Monday, April 25, 2011

U.S.-Trained Palestinians in Shooting Spree

P. David Hornik
pajamasmedia.com
25 April '11

http://pajamasmedia.com/blog/palestinians-in-shooting-spree-u-s-trained/?singlepage=true

In the aftermath of yesterday's attack at Joseph's Tomb, Israeli MK Danny Danon calls on the U.S. to stop funding and training the PA security forces.

Since 2007 the U.S. has invested hundreds of millions of dollars in training and equipment for Palestinian Authority security forces. Reports of rampant torture in the prisons run by these forces, and warnings by Israeli military and other figures of the danger posed to Israel, have gone unheeded.

Early Sunday morning the danger grimly materialized. At least one PA policeman opened fire on a group of Israeli worshipers in Nablus in the West Bank, killing one and wounding four, including one seriously.

It appears to have been little short of an ambush. The worshipers, who were from the Breslav Hasidic sect, were driving back in a three-car convoy from Joseph’s Tomb in Nablus — a site where, according to Jewish tradition, the biblical Joseph is buried.

According to one report, the convoy:

… encountered a surprise checkpoint and [was] met with a hail of gunfire from a Palestinian jeep. The fire continued even after the vehicles turned back in an attempt to escape. Two of the three vehicles were hit.

As one of the Hasidim put it:

The police shot at the vehicles, they were screaming “Allahu Akbar.” It was crazy, they were shooting to kill. I screamed at the driver to drive out of there quickly.

The Hasid who was fatally hit was Ben Yosef Livnat, 25, married with four children, and nephew of Israeli Minister of Culture Limor Livnat. Eulogizing him at his funeral the same day, she said:

My brother’s son was murdered by a terrorist masked as a Palestinian police officer.

Shortly after the attack a crowd of Palestinian youths set fire to Joseph’s Tomb (report and video here). It was hardly the first time, the tomb having been burned to the ground by a Palestinian mob in a famous incident in 2000, early in the Second Intifada, and desecrated many times since then including with graffiti drawings of swastikas.

Among the reactions by Israeli politicians, Defense Minister Ehud Barak said the fact that the worshipers did not coordinate the visit with the Israeli army could hardly justify the attack, and demanded that the PA swiftly investigate it and punish the perpetrator(s). Based on the PA’s record going back to the days of its former Chairman Yasser Arafat, it’s impossible to be optimistic.

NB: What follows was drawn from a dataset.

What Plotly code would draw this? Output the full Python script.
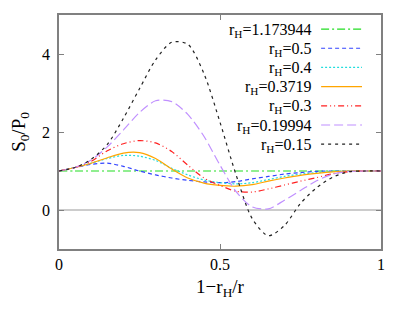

Member of Knesset Danny Danon:

… called on the U.S. to reconsider its funding of the Palestinian security forces, as well as the training exercises that it does with them. He passed this request on to Ileana Ros-Lehtinen (R-FL), Chairman of the U.S. House Foreign Affairs Committee.

This incident comes at a time of mounting terror and brutality both in Israel and the region as a whole. Since last month Israel has witnessed the Itamar massacre of five members of a family, a bombing of a Jerusalem bus stop that killed a tourist and wounded about 50 other people, and numerous projectile attacks from Gaza including the firing of an antitank rocket at a school bus that killed a 16-year-old Israeli boy.

In the region, severe violence particularly in Syria and Libya has been grabbing headlines. Although many Westerners react by supporting “rebels,” reports of repression and strengthened extremism in Egypt suggest that merely replacing one Middle Eastern regime with another hardly guarantees the flowering of democracy.

The Middle East indeed poses difficult dilemmas for the West, but the chances of avoiding mistaken policies are higher if it is understood that violence and repression are endemic to the region for deep-seated cultural reasons. In that light, for instance, the U.S. and its European allies might have thought twice before jumping in to support Libyan “rebels” who are no less barbaric than the regime they hate.

But whereas Western forces eventually leave hotspots like Afghanistan, Iraq, and Libya, Israel is in the Middle East to stay, and has to live for a long time with its own and others’ blunders. To Israelis who are more attuned to the region and less to Western hopes and visions, it has seemed all along that building a Palestinian military force is one such blunder — especially when such a force is eventually supposed to assume security responsibility in a sovereign state squeezing Israel into indefensible borders.

While it would be nice to see Sunday’s murderous incident as a fluke, again, an awareness of the Palestinian culture of extreme anti-Israeli and anti-Semitic incitement suggests the opposite. In fact, in another incident last year an Israeli soldier was stabbed to death by a PA police officer, and the Second Intifada began when a Palestinian officer shot his Israeli counterpart dead on a joint patrol — amid other such cases.

It’s to be hoped that MK Danon’s initiative to get Congress aware of the problem will bear fruit.